Interpretive Summary: Genetic manipulation of plant volatile chemical emissions using transgenic techniques could be a useful tool to enhance plant defences against herbivores, but the potential costs associated with the manipulation of the genes involved in the production of volatile chemicals are unknown. We investigated the physiological and ecological effects of a transformed (genetically modified) corn line with a gene the controls the production a group of small organic compounds (terpenes). Seed germination, plant growth, and yield were lower in the transformed line. The metabolic costs that the plant has that is associated with the continuous production of terpenes provides a possible explanation as to why they are normally only produced after induction by insect feeding in non-transgenic wild and cultivated corn. The overexpression of the gene responsible for terpene synthesis in corn did not impair overall plant resistance to insects. However, we did discover that terpene production may have attracted leaf pests that resulted in an increase in leaf-damage. The opposite effect was observed below-ground: Although terpenoid producing lines were attractive to the specialist root herbivore, western corn rootworm, they did not suffer more root damage than the control plants in the field, possibly because of the enhanced attraction of nematodes that prey on the rootworm larvae. Furthermore, fewer adults of the root herbivore, southern corn rootworm, were found to emerge near plants that emitted these terpenes. Overall, under the given field conditions, the costs of constitutive production of volatile chemicals overshadowed its benefits with regards to increased defense capabilities. This study highlights the need for a thorough assessment of the physiological and ecological consequences of genetically engineering plant signals in order to determine the potential of this approach for sustainable pest management strategies.
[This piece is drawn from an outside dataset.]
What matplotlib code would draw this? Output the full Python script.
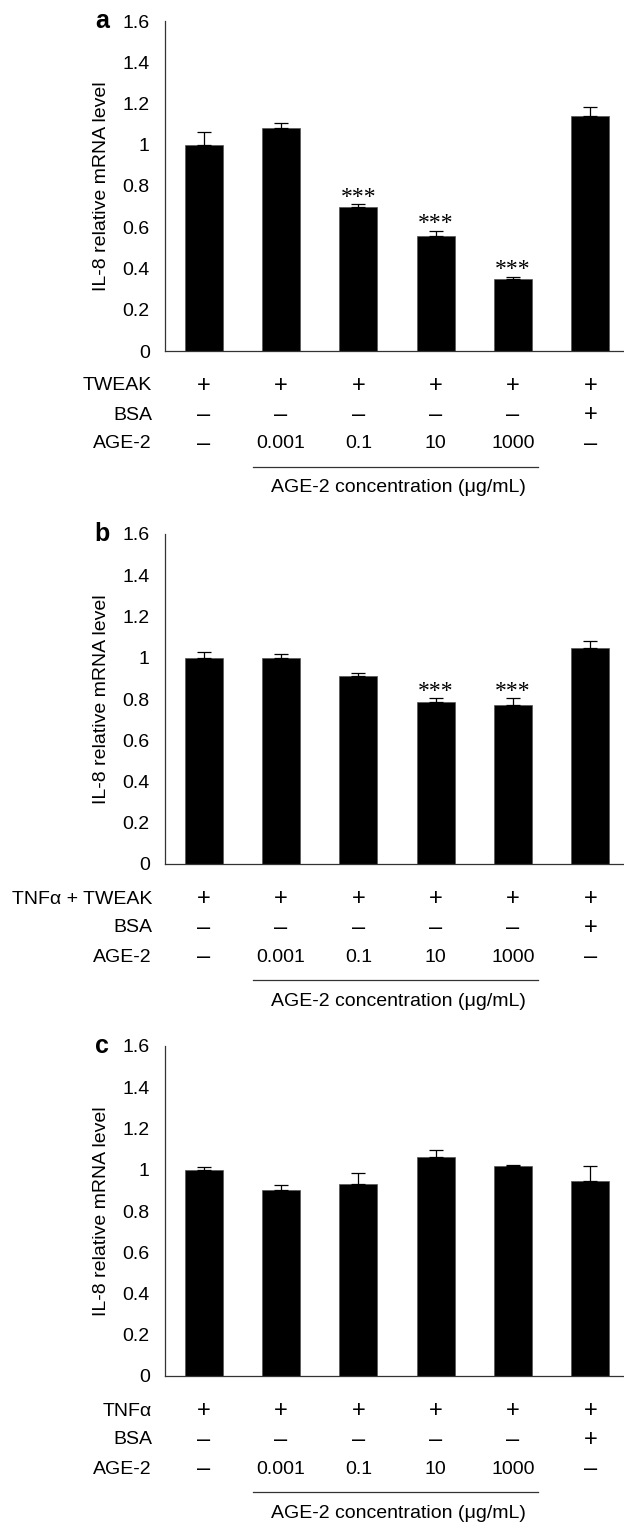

Technical Abstract: Genetic manipulation of plant volatile emissions is a promising tool to enhance plant defences against herbivores. However, the potential costs associated with the manipulation of specific volatile synthase genes are unknown. Therefore, we investigated the physiological and ecological effects of transforming a maize line with an terpene synthase gene in field and laboratory assays, both above- and below-ground. The transformation, which resulted in the constitutive emission of (E)-ß-caryophyllene and a-humulene, was found to compromise seed germination, plant growth and yield. These physiological costs provide a possible explanation for the inducibility of an (E)-ß-caryophyllene-synthase gene in wild and cultivated maize. The overexpression of the terpene synthase gene did not impair plant resistance nor volatile emission. However, terpenoid emission increased plant apparency to herbivores, including adults and larvae of the aboveground pest Spodoptera frugiperda, resulting in an increase in leaf-damage. The opposite effect was observed below-ground: Although terpenoid producing lines were attractive to the specialist root herbivore Diabrotica virgifera virgifera, they did not suffer more root damage in the field, possibly because of the enhanced attraction of entomopathogenic nematodes. Furthermore, fewer adults of the root herbivore Diabrotica undecimpunctata howardii were found to emerge near plants that emitted (E)-ß-caryophyllene and a-humulene. Yet, overall, under the given field conditions, the costs of constitutive volatile production overshadowed its benefits. This study highlights the need for a thorough assessment of the physiological and ecological consequences of genetically engineering plant signals in order to determine the potential of this approach for sustainable pest management strategies.